Do you ever get distracted and lose focus from something important? It happens a lot in our lives with the constant barrage of tasks, demands, and changes.
It also happens in organizations of all types as leaders become distracted, focus upon daily tasks or a pressing problem, and forget to pay attention to the really critical issues. Patrick Lencioni, in his recent leadership book The Advantage, refers to distractions resulting from lack of clarity on fundamental questions and failure to communicate that clarity, leading to “confusion, disorder, and infighting” and low organizational health. In business, it can cause decline and ultimately failure, financial collapse. In the church, distractions can cause misunderstandings, divisions, long-term decline and, yes, failure. But the real failure isn’t financial – it’s in people who God cares about and wanted to reach through those who follow Jesus.
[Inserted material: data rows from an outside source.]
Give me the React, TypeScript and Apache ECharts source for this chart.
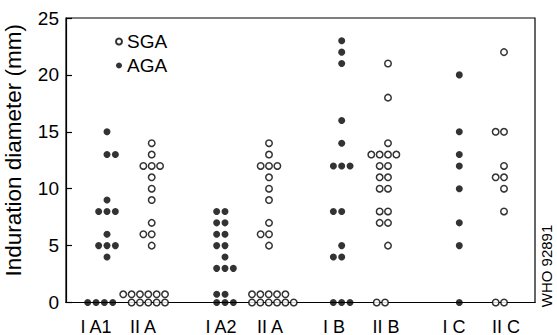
import React, { useEffect, useRef } from "react";
import * as echarts from "echarts";

// Tick / group labels
const groupLabels = ["I A1", "II A", "I A2", "II A", "I B", "II B", "I C", "II C"];
const yTicks = [0, 5, 10, 15, 20, 25];

// Induration diameters (mm) per group
const iA1 = [15, 13, 13, 9, 8, 8, 8, 6, 5, 5, 5, 4, 0, 0, 0, 0];
const iiA1 = [14, 13, 12, 12, 12, 11, 10, 9, 7, 6, 6, 5, 0, 0, 0, 0, 0, 0, 0, 0, 0, 0, 0];
const iA2 = [8, 8, 7, 7, 6, 6, 5, 5, 4, 3, 3, 3, 0, 0, 0, 0, 0];
const iiA2 = [14, 13, 12, 12, 12, 11, 10, 9, 7, 6, 6, 5, 0, 0, 0, 0, 0, 0, 0, 0, 0, 0, 0];
const iB = [23, 22, 21, 16, 14, 12, 12, 12, 8, 8, 5, 4, 4, 0, 0, 0];
const iiB = [21, 18, 14, 13, 13, 13, 13, 12, 12, 11, 11, 10, 10, 8, 8, 7, 7, 5, 0, 0];
const iC = [20, 15, 13, 12, 10, 7, 5, 0];
const iiC = [22, 15, 15, 12, 11, 11, 10, 8, 0, 0];

// Layout (x axis in pixel-like units across the plot)
const SP = 8.35; // horizontal spacing between stacked dots
const ZERO_STEP = 0.72; // vertical step for overflow rows at zero
type Cfg = { center: number; pairRight?: boolean; zeroRows: number[]; zeroAlign: "left" | "right"; zeroAnchor: number };
const layoutCfg: Cfg[] = [
  { center: 41, pairRight: true, zeroRows: [4], zeroAlign: "left", zeroAnchor: 21.7 },
  { center: 85.7, zeroRows: [5, 6], zeroAlign: "right", zeroAnchor: 99 },
  { center: 159, zeroRows: [3, 2], zeroAlign: "left", zeroAnchor: 150.7 },
  { center: 203, zeroRows: [6, 5], zeroAlign: "left", zeroAnchor: 186 },
  { center: 275.7, zeroRows: [3], zeroAlign: "left", zeroAnchor: 267.3 },
  { center: 322, zeroRows: [2], zeroAlign: "left", zeroAnchor: 310.7 },
  { center: 393.3, zeroRows: [1], zeroAlign: "left", zeroAnchor: 393.3 },
  { center: 438, zeroRows: [2], zeroAlign: "left", zeroAnchor: 429.7 },
];
const labelPos = [30, 77, 155, 204, 268, 320, 388, 440];

function layout(values: number[], cfg: Cfg): number[][] {
  const pts: number[][] = [];
  const counts = new Map<number, number>();
  values.forEach((v) => counts.set(v, (counts.get(v) || 0) + 1));
  counts.forEach((n, v) => {
    if (v === 0) {
      let remaining = n;
      let row = 0;
      for (const cap of cfg.zeroRows) {
        const k = Math.min(cap, remaining);
        for (let i = 0; i < k; i++) {
          const x = cfg.zeroAlign === "left" ? cfg.zeroAnchor + i * SP : cfg.zeroAnchor - (k - 1 - i) * SP;
          pts.push([x, row * ZERO_STEP]);
        }
        remaining -= k;
        row++;
        if (remaining <= 0) break;
      }
    } else {
      const base = n % 2 === 0 ? (cfg.pairRight ? -(n / 2 - 1) : -n / 2) : -(n - 1) / 2;
      for (let i = 0; i < n; i++) pts.push([cfg.center + (base + i) * SP, v]);
    }
  });
  return pts;
}

const FONT = "'Liberation Sans', Arial, Helvetica, sans-serif";

export default function App() {
  const ref = useRef<HTMLDivElement>(null);
  useEffect(() => {
    if (!ref.current) return;
    const chart = echarts.init(ref.current, undefined, { renderer: "svg" });
    const groups = [iA1, iiA1, iA2, iiA2, iB, iiB, iC, iiC];
    const filledIdx = [0, 2, 4, 6];
    const agaData: number[][] = [];
    const sgaData: number[][] = [];
    groups.forEach((g, i) => {
      const pts = layout(g, layoutCfg[i]);
      if (filledIdx.includes(i)) agaData.push(...pts);
      else sgaData.push(...pts);
    });
    const labelMap = new Map<number, string>();
    labelPos.forEach((p, i) => labelMap.set(p, groupLabels[i]));

    chart.setOption({
      animation: false,
      backgroundColor: "#fff",
      textStyle: { fontFamily: FONT, color: "#000" },
      grid: {
        left: 66, right: 22, top: 18, bottom: 32.5,
        containLabel: false,
        outerBoundsMode: "none",
        show: true, borderColor: "#000", borderWidth: 1.2, backgroundColor: "transparent",
      },
      legend: {
        orient: "vertical",
        left: 110,
        top: 27,
        itemWidth: 6,
        itemHeight: 6,
        itemGap: 5,
        icon: "circle",
        data: ["SGA", "AGA"],
        textStyle: { fontSize: 19, color: "#000", fontFamily: FONT },
      },
      xAxis: {
        type: "value",
        min: 0,
        max: 469,
        interval: 1,
        splitLine: { show: false },
        axisTick: { show: false },
        axisLine: { show: true, lineStyle: { color: "#000", width: 1.2 } },
        axisLabel: {
          fontSize: 18,
          color: "#000",
          fontFamily: FONT,
          margin: 15,
          showMinLabel: false,
          showMaxLabel: false,
          formatter: (v: number) => labelMap.get(Math.round(v)) || "",
        },
      },
      yAxis: {
        type: "value",
        min: yTicks[0],
        max: yTicks[yTicks.length - 1],
        interval: 5,
        name: "Induration diameter (mm)",
        nameLocation: "middle",
        nameGap: 41,
        nameTextStyle: { fontSize: 22.5, color: "#000", fontFamily: FONT, padding: [0, 0, 0, 20] },
        splitLine: { show: false },
        axisTick: { show: true, inside: true, length: 6, lineStyle: { color: "#000", width: 1.2 } },
        axisLine: { show: true, lineStyle: { color: "#000", width: 1.2 } },
        axisLabel: { fontSize: 19, color: "#000", fontFamily: FONT, margin: 7 },
      },
      graphic: [
        {
          type: "text",
          x: 546,
          y: 266,
          rotation: Math.PI / 2,
          style: {
            text: "WHO 92891",
            fontSize: 15,
            fontFamily: FONT,
            fill: "#000",
            align: "center",
            verticalAlign: "middle",
          },
        },
      ],
      series: [
        {
          name: "SGA",
          type: "scatter",
          data: sgaData,
          symbol: "circle",
          symbolSize: 6.5,
          clip: false,
          itemStyle: { color: "#fff", borderColor: "#000", borderWidth: 1.5 },
          z: 5,
        },
        {
          name: "AGA",
          type: "scatter",
          data: agaData,
          symbol: "circle",
          symbolSize: 7,
          clip: false,
          itemStyle: { color: "#000" },
          z: 5,
        },
      ],
    });
    return () => chart.dispose();
  }, []);
  return <div ref={ref} style={{ width: 557, height: 335, position: "absolute", left: 0, top: 0 }} />;
}
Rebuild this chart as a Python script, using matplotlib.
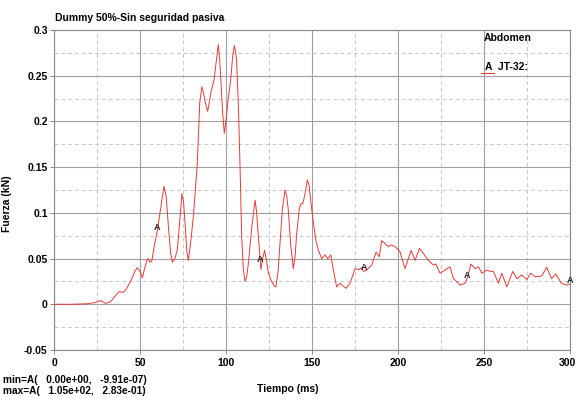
import matplotlib
matplotlib.use("Agg")
import matplotlib.pyplot as plt
import matplotlib.transforms as mtransforms
import numpy as np

plt.rcParams['font.family'] = ['Liberation Sans', 'DejaVu Sans']

# Abdomen force, channel JT-32 (time in ms, force in kN)
time_ms = [0, 10, 19, 24, 27, 30, 33, 36, 38, 39.5, 41, 43, 45, 47, 48.4, 50, 51.4, 52.5, 54,
           54.8, 55.8, 56.8, 58.5, 60, 62, 63.9, 65.2, 66.5, 67.8, 68.8, 70.3, 71.7, 73, 74.4,
           75.3, 76.2, 77.2, 78.1, 79.3, 81, 83.3, 84.7, 85.9, 86.8, 87.8, 89.3, 90.2, 91.1, 93,
           94.3, 95.5, 96.3, 97, 98, 99, 100.2, 101.4, 102.7, 103.8, 104.8, 105.6, 106.2, 107.2,
           108.1, 109.1, 110, 111, 112, 113, 115, 116.9, 117.8, 118.8, 120.3, 121.3, 122.4, 123.5,
           124.6, 126.5, 128, 129, 130.2, 131.4, 132.8, 134.3, 135.3, 136.2, 137.6, 139.1, 140.1,
           141.1, 142.6, 143.6, 144.6, 145.6, 147.3, 148.3, 149.2, 150.8, 152.2, 153.7, 155.6,
           156.6, 157.6, 159.1, 160.9, 162.4, 164.3, 166.3, 168, 169.8, 172.1, 175, 177.5, 178.6,
           180, 181.8, 184.7, 187.2, 189.1, 190.5, 192, 194.4, 196, 198.3, 201, 204, 207.6, 209.9,
           212.4, 215, 217.6, 220.5, 222, 224.4, 227.3, 230.2, 232.2, 234, 236, 239, 240.5, 242.3,
           244.8, 246.7, 248.7, 251.6, 253.5, 255.4, 258.3, 260.3, 263.2, 266.7, 269, 271.9, 274.8,
           277.1, 279.7, 283.5, 286.4, 289.2, 291.7, 295, 298, 300]
force_kn = [0, 0, 0.0005, 0.002, 0.004, 0.001, 0.003, 0.010, 0.014, 0.013, 0.014, 0.020, 0.027,
            0.036, 0.040, 0.036, 0.029, 0.038, 0.048, 0.050, 0.046, 0.047, 0.066, 0.080, 0.105,
            0.129, 0.118, 0.085, 0.056, 0.046, 0.050, 0.060, 0.090, 0.121, 0.112, 0.088, 0.058,
            0.048, 0.065, 0.096, 0.154, 0.220, 0.238, 0.232, 0.222, 0.211, 0.220, 0.231, 0.245,
            0.265, 0.284, 0.268, 0.245, 0.210, 0.187, 0.205, 0.227, 0.245, 0.270, 0.283, 0.276,
            0.264, 0.215, 0.154, 0.074, 0.040, 0.025, 0.030, 0.045, 0.085, 0.114, 0.100, 0.074,
            0.038, 0.050, 0.059, 0.048, 0.034, 0.025, 0.020, 0.019, 0.035, 0.067, 0.105, 0.125,
            0.118, 0.103, 0.065, 0.039, 0.052, 0.078, 0.105, 0.110, 0.110, 0.118, 0.136, 0.130,
            0.114, 0.089, 0.070, 0.059, 0.050, 0.052, 0.054, 0.050, 0.054, 0.0375, 0.019, 0.023,
            0.020, 0.0175, 0.023, 0.039, 0.038, 0.040, 0.036, 0.0375, 0.043, 0.057, 0.052, 0.0696,
            0.067, 0.063, 0.065, 0.063, 0.058, 0.039, 0.059, 0.048, 0.061, 0.055, 0.048, 0.043,
            0.044, 0.034, 0.0375, 0.041, 0.028, 0.025, 0.021, 0.023, 0.030, 0.044, 0.039, 0.041,
            0.034, 0.0375, 0.036, 0.036, 0.023, 0.034, 0.019, 0.036, 0.028, 0.032, 0.027, 0.034,
            0.030, 0.031, 0.0405, 0.028, 0.033, 0.023, 0.021, 0.022]

marker_times = [60, 120, 180, 240, 300]
x_ticks = [0, 50, 100, 150, 200, 250, 300]
y_ticks = [-0.05, 0, 0.05, 0.1, 0.15, 0.2, 0.25, 0.3]
y_tick_labels = ['-0.05', '0', '0.05', '0.1', '0.15', '0.2', '0.25', '0.3']

line_color = '#e8393a'

fig = plt.figure(figsize=(5.76, 4.0), dpi=100)
ax = fig.add_axes([0.09375, 0.125, 0.896, 0.80])

ax.plot(time_ms, force_kn, color=line_color, linewidth=0.7, zorder=3)

# channel markers along the curve
for t in marker_times:
    yv = np.interp(t, time_ms, force_kn)
    ax.text(t, yv + 0.004, 'A', ha='center', va='center', fontsize=6.5,
            fontweight='bold', color='#222222', zorder=4)

ax.set_xlim(0, 300)
ax.set_ylim(-0.05, 0.3)
ax.set_xticks(x_ticks)
ax.set_yticks(y_ticks)
ax.set_yticklabels(y_tick_labels)
ax.set_xticks(np.arange(25, 300, 50), minor=True)
ax.set_yticks(np.arange(-0.025, 0.3, 0.05), minor=True)

ax.grid(which='major', color='#a0a0a0', linewidth=0.8, linestyle='-')
ax.grid(which='minor', color='#c8c8c8', linewidth=0.7, linestyle=(0, (4, 3)))
ax.set_axisbelow(True)

for s in ax.spines.values():
    s.set_color('#888888')
    s.set_linewidth(0.8)

ax.tick_params(axis='both', which='major', labelsize=7.5, length=3, width=0.6,
               color='#777777')
ax.tick_params(axis='x', which='major', pad=3)
ax.tick_params(axis='y', which='major', pad=1.5)
ax.tick_params(axis='both', which='minor', length=0)
for lbl in ax.get_xticklabels() + ax.get_yticklabels():
    lbl.set_fontweight('bold')

# keep the last time label inside the figure edge
last = ax.get_xticklabels()[-1]
last.set_horizontalalignment('right')
last.set_transform(last.get_transform() +
                   mtransforms.ScaledTranslation(6 / 100, 0, fig.dpi_scale_trans))

ax.set_ylabel('Fuerza (kN)', fontsize=7.5, fontweight='bold')
ax.yaxis.set_label_coords(-0.081, 0.456)

fig.text(0.095, 0.955, 'Dummy 50%-Sin seguridad pasiva', fontsize=7.5,
         fontweight='bold', ha='left', va='center')
fig.text(0.50, 0.027, 'Tiempo (ms)', fontsize=7.5, fontweight='bold',
         ha='center', va='center')
fig.text(0.006, 0.050, 'min=A(   0.00e+00,   -9.91e-07)', fontsize=7.3,
         fontweight='bold', ha='left', va='center')
fig.text(0.006, 0.022, 'max=A(   1.05e+02,   2.83e-01)', fontsize=7.3,
         fontweight='bold', ha='left', va='center')

# legend block
ax.text(0.832, 0.975, 'Abdomen', transform=ax.transAxes, fontsize=7.5,
        ha='left', va='center', fontweight='bold')
ax.text(0.836, 0.884, 'A  JT-32:', transform=ax.transAxes, fontsize=7.5,
        ha='left', va='center', fontweight='bold')
ax.plot([0.828, 0.852], [0.866, 0.866], transform=ax.transAxes,
        color=line_color, linewidth=0.8)

fig.savefig('out.png', dpi=100, facecolor='white')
So – what about “the Main Thing”? I always remember that phrase, and Larry Fagan standing up at Annual Conference many years ago saying that “the Main Thing is to keep the Main Thing the Main Thing.”
He was reminding us that, even with the distractions that can pull us in many directions, we as the church have got to keep focused upon the “Main Thing” -- to make disciples of Jesus Christ for the transformation of the world. THAT’S our mission and purpose, given by Jesus himself (Matt 28:19-20). We do a lot of things in and around the church, but if we get distracted and don’t create clarity to get the “Main Thing” right, we risk long-term failure.
Our United Methodist Book of Discipline reminds us that making disciples – followers – is our mission (par. 120). We know it by heart, and hear it stated so often that we almost forget about it. We get distracted and forget to focus upon “the Main Thing”.
And the local congregation – YOUR local congregation – is the “most significant arena through which disciple-making occurs” (par. 201). So it’s encouraging to see many of our congregations and leaders (both clergy and lay) really engaging in that mission and seeking ways to make disciples and transform lives in their communities. In fact, most of you who have been through an HCI or SCI have re-discovered that mission, stating it in some form of “making disciples of Jesus Christ for the transformation of the world”. If you’re one of those, may God continue to produce fruit as you keep “the Main Thing the Main Thing” and reach out to transform lives by making disciples – followers – of Jesus Christ.